After the longest formation period ever (approximately 300 days) the Netherlands has a government once again. Sworn in on January 10th, the fourth Rutte cabinet features several new positions (like a minister for climate and energy), a fair amount of women (14 out of 29) and the youngest state secretary in 48 years. Since the (nearly) 50% of women was a first for Dutch politics I became interested in the long line of the former Dutch cabinet members. Since I am trying to learn more about web scraping and data visualization I decided to create a dataset of all Dutch members of cabinet ever (or since 1877).
Creating this dataset was quite an interesting process, from setting the gender of all members before 1952 to male to discovering cabinet members that had no less than four positions. Truly, it was quite the project and it involved way too much manual work. If you want to see the specifics, feel free to look at my code on GitHub.
And then came the fun part: data visualization! I thought the ideas would come up in my head on a whim but to be honest, they simply didn’t. Or they did, but it just didn’t work out. I made a simple plot of the percentage of women in cabinets but further than that I didn’t leverage my dataset as much as I wanted to. I thought about it for a few weeks but I can’t come up with a way to visualize the data in a meaningful way. Perhaps in the future, I should start with a why instead of: let’s gather this pile of data and see where it takes us!

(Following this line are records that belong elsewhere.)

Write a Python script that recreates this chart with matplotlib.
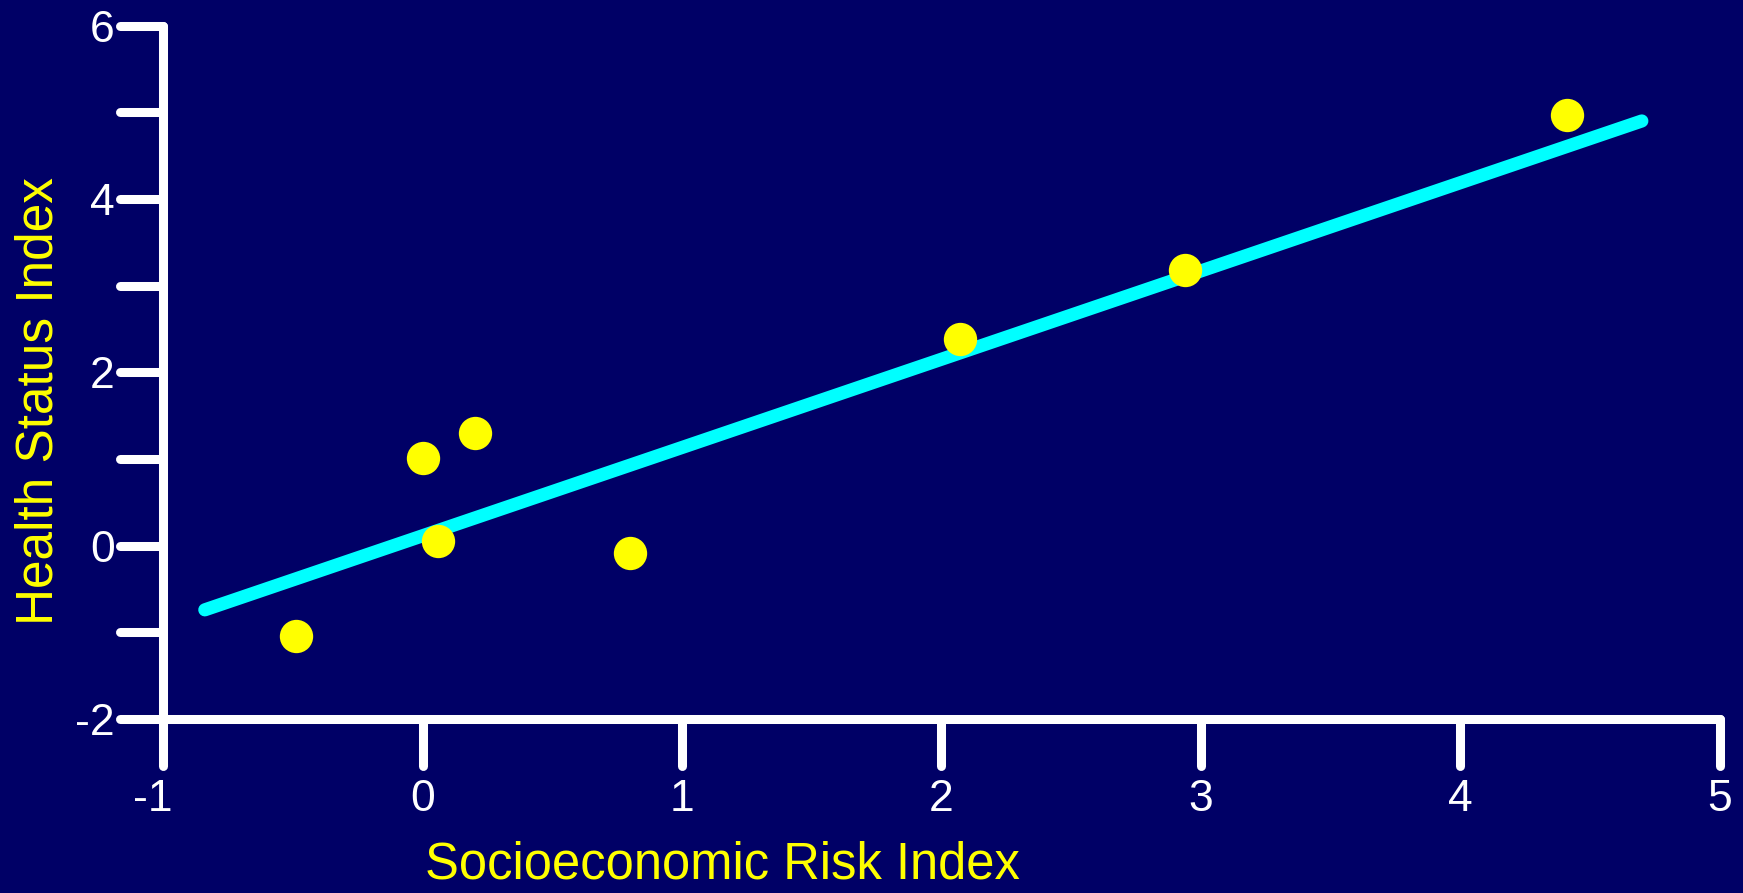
import matplotlib
matplotlib.use("Agg")
import matplotlib.pyplot as plt
from matplotlib.markers import MarkerStyle, TICKLEFT, TICKDOWN
from matplotlib.transforms import ScaledTranslation

# ---- data ----
risk_x = [-0.49, 0.00, 0.20, 0.06, 0.80, 2.07, 2.94, 4.41]
health_y = [-1.04, 1.01, 1.30, 0.05, -0.09, 2.39, 3.18, 4.97]
fit_x = [-0.84, 4.70]
fit_y = [-0.74, 4.90]
x_ticks = [-1, 0, 1, 2, 3, 4, 5]
x_tick_labels = ["-1", "0", "1", "2", "3", "4", "5"]
y_ticks = [-2, -1, 0, 1, 2, 3, 4, 5, 6]
y_tick_labels = ["-2", "", "0", "", "2", "", "4", "", "6"]
x_label = "Socioeconomic Risk Index"
y_label = "Health Status Index"

BG = "#000066"
plt.rcParams["font.family"] = ["Liberation Sans", "DejaVu Sans"]
plt.rcParams["axes.unicode_minus"] = False

fig = plt.figure(figsize=(17.43, 8.93), dpi=100, facecolor=BG)
ax = fig.add_axes([0.0937, 0.1948, 0.8929, 0.7765])
ax.set_facecolor(BG)

ax.plot(fit_x, fit_y, color="#00FFFF", lw=9.5, solid_capstyle="round", zorder=2)
ax.plot(risk_x, health_y, "o", color="#FFFF00", markersize=24, markeredgewidth=0, zorder=3)

ax.set_xlim(-1, 5)
ax.set_ylim(-2, 6)

for side in ["top", "right"]:
    ax.spines[side].set_visible(False)
for side in ["left", "bottom"]:
    ax.spines[side].set_color("white")
    ax.spines[side].set_linewidth(6.5)
    ax.spines[side].set_capstyle("round")

ax.set_xticks(x_ticks)
ax.set_xticklabels(x_tick_labels)
ax.set_yticks(y_ticks)
ax.set_yticklabels(y_tick_labels)
ax.tick_params(axis="x", direction="out", length=33.5, width=6.5, color="white",
               labelcolor="white", labelsize=32, pad=10)
ax.tick_params(axis="y", direction="out", length=31, width=6.5, color="white",
               labelcolor="white", labelsize=32, pad=4)

for t in ax.xaxis.get_major_ticks():
    t.tick1line.set_marker(MarkerStyle(TICKDOWN, capstyle="round"))
for t in ax.yaxis.get_major_ticks():
    t.tick1line.set_marker(MarkerStyle(TICKLEFT, capstyle="round"))
first = ax.xaxis.get_major_ticks()[0].label1
first.set_transform(first.get_transform() + ScaledTranslation(-0.11, 0, fig.dpi_scale_trans))

ax.set_xlabel(x_label, color="#FFFF00", fontsize=36.5)
ax.xaxis.label.set_va("center")
ax.xaxis.set_label_coords(0.359, -0.211)
ax.set_ylabel(y_label, color="#FFFF00", fontsize=37)
ax.yaxis.label.set_va("center")
ax.yaxis.set_label_coords(-0.0800, 0.459)

fig.savefig("out.png", dpi=100, facecolor=BG)
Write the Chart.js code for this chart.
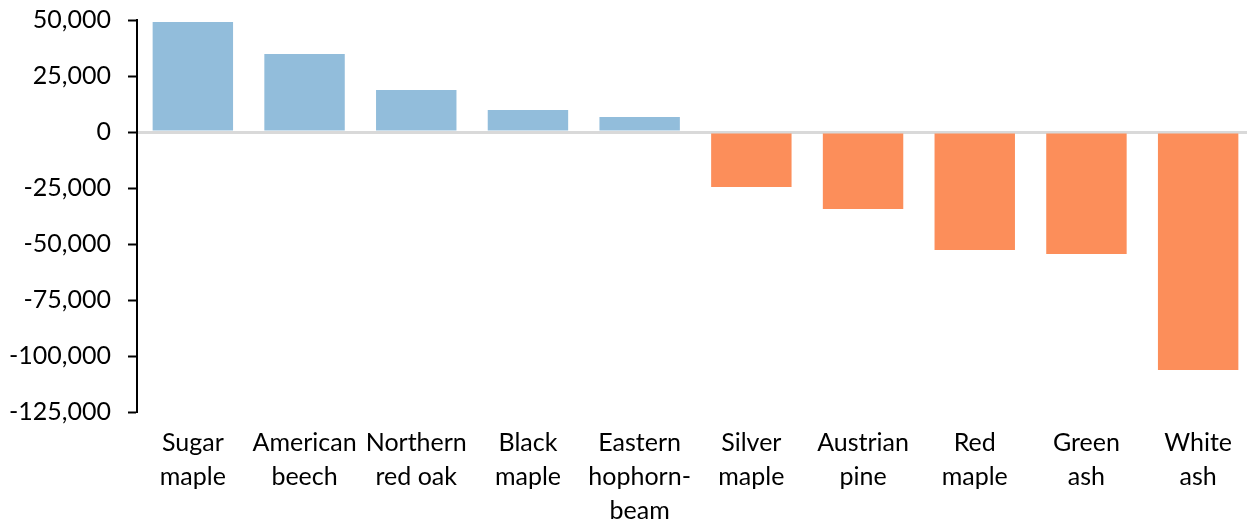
<!DOCTYPE html>
<html>
<head>
<meta charset="utf-8">
<script src="https://cdn.jsdelivr.net/npm/chart.js@4/dist/chart.umd.min.js"></script>
<style>
  html, body { margin: 0; padding: 0; background: #fff; overflow: hidden; }
  #wrap { width: 1247px; height: 522px; overflow: hidden; }
  #chart { display: block; }
</style>
</head>
<body>
<div id="wrap"><canvas id="chart" width="1254" height="522"></canvas></div>
<script>
// Net change by species (positive = gain, negative = loss)
const species = [
  ['Sugar', 'maple'],
  ['American', 'beech'],
  ['Northern', 'red oak'],
  ['Black', 'maple'],
  ['Eastern', 'hophorn-', 'beam'],
  ['Silver', 'maple'],
  ['Austrian', 'pine'],
  ['Red', 'maple'],
  ['Green', 'ash'],
  ['White', 'ash']
];
const netChange = [49100, 34800, 18700, 9800, 6700, -24600, -34400, -52700, -54500, -106300];

const yMin = -125000;
const yMax = 50000;
const yStep = 25000;

const gainColor = '#92BDDB';
const lossColor = '#FC8E5A';

const fontFamily = 'Lato, "Open Sans", sans-serif';

new Chart(document.getElementById('chart'), {
  type: 'bar',
  data: {
    labels: species,
    datasets: [{
      data: netChange,
      backgroundColor: netChange.map(v => v >= 0 ? gainColor : lossColor),
      borderWidth: 0,
      categoryPercentage: 1.0,
      barPercentage: 0.72
    }]
  },
  options: {
    responsive: false,
    animation: false,
    devicePixelRatio: 1,
    layout: { padding: { top: 0, right: 0, left: 0, bottom: 0 } },
    plugins: {
      legend: { display: false },
      tooltip: { enabled: false }
    },
    scales: {
      x: {
        grid: { display: false, drawTicks: false },
        border: { display: false },
        ticks: {
          color: '#000',
          font: { family: fontFamily, size: 25, lineHeight: 1.36 },
          padding: 14,
          maxRotation: 0,
          autoSkip: false
        },
        afterFit: scale => { scale.height = 110; }
      },
      y: {
        min: yMin,
        max: yMax,
        border: { display: true, color: '#000', width: 2 },
        grid: {
          drawOnChartArea: true,
          color: ctx => (ctx.tick && ctx.tick.value === 0) ? '#D9D9D9' : 'rgba(0,0,0,0)',
          lineWidth: ctx => (ctx.tick && ctx.tick.value === 0) ? 3 : 1,
          tickColor: '#000',
          tickWidth: 2,
          tickLength: 9
        },
        ticks: {
          stepSize: yStep,
          color: '#000',
          font: { family: fontFamily, size: 25 },
          padding: 17,
          callback: v => v.toLocaleString('en-US')
        },
        afterFit: scale => { scale.width = 137; scale.paddingTop = 20; }
      }
    }
  }
});
</script>
</body>
</html>
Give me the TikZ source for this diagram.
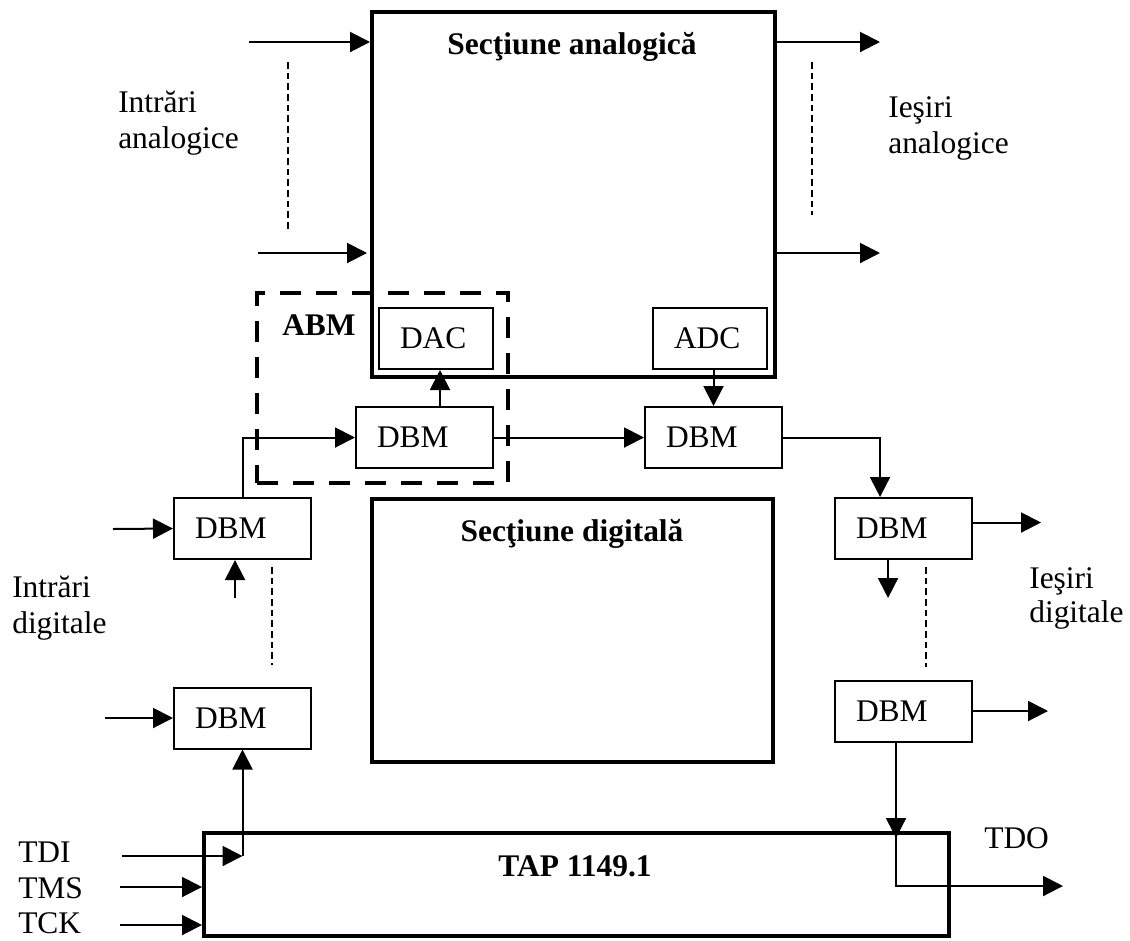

So perhaps you know what to do with it? I decided that instead of sitting on it for even longer I should finish up my work and publish it to see if anyone else has cool ideas for using the data. I think there is a cool data visualization in there somewhere. I have added the links to CSV and Excel files and code below, I’m sure there are still some mistakes in the file (manually checking all 1106 people was a bridge too far). So I would say good luck, delve into some data and see what you can find in this pile of information!